In this spring season, America’s future is fraught with uncertainties as a result of the pandemic unleashed by Communist China’s malicious concealment of a virus it had apparently developed in a Wuhan laboratory. Will the nation be able to “re-open” as the president desires, or will it descend into a long-lasting depression with millions unemployed? At the same time, a much greater uncertainty haunts the horizon. This uncertainty is a product of the ferocious hate for the president and his supporters ginned up by the political Left ever since the 2016 election. The anti-Trump fervor is so intense it has divided the nation into two alien camps until there is hardly any longer a national conversation, or a united front in the face of the deadly contagion.
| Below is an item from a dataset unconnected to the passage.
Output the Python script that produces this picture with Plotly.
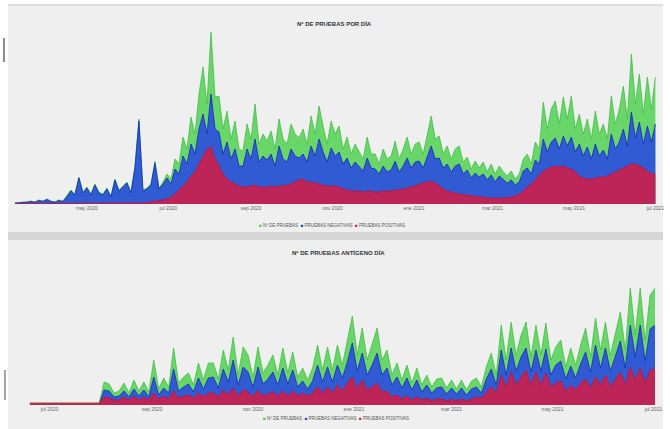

For anyone not in thrall to anti-Trump obsessions, the spectacle of Trump hatred is mystifying, even unfathomable. It’s not that the criticisms of Trump are harsh – that is the currency of democratic politics. The problem is that they are not merely harsh but veer on the lunatic until communication with those who voice them seems impossible. It is why the national conversation and a semblance of national unity in the face of threats seem almost hopeless.

A recent New York Times interview with the comedian and Bernie Sanders impersonator Larry David crystalizes the problem. “You know, it’s an amazing thing,” David told the Times, “[Trump] has not one redeeming quality. You could take some of the worst dictators in history, and I’m sure that all of them, you could find one decent quality. Stalin could have had one decent quality, we don’t know!”

Where to begin? Stalin was a totalitarian dictator who killed 40 million of his own countrymen – in peacetime. How does such a preposterous comparison even occur to a man as intelligent as Larry David, who as a comedian is also a student of character, and would normally be more judicious. How could he be so far off the mark?

I’ve seen people wondering since the pandemic started whether leftists will revisit their principles. After all, it appears that, on their side of the aisle, all of the things they’ve promoted — urban dwelling, public transportation, socialized medicine, re-usable bags, and reverence for China — have accelerated the virus’s spread in America. Meanwhile, the facts on the ground show Trump reacting with remarkable promptness to the virus, increasing his response every time new information about the virus’s seriousness appeared.

For those sick with Trump Derangement Syndrome, though, there is no cure. Facts are irrelevant. Trump-hatred is every bit as much a religious faith as anthropogenic climate change is. As is true for all faiths, it cannot be falsified. Every new fact must be pushed through faith’s prism until it aligns with faith’s principles. For true believers, nothing will change how they see Trump. To them, he will always be a confusing amalgam of Satan, Hitler, an evil genius from a Hollywood movie, and the most stupid man alive.

UPDATE: Having written the above, I just stumbled across this Joe Kennedy Facebook video. Please note the quivering emotionalism of his voice. This is not normal.

I also appreciate that Trump, by talking about his name on the check, has finally gotten leftists to concede that the money that Washington D.C. plays with is taxpayer money, not “government” money.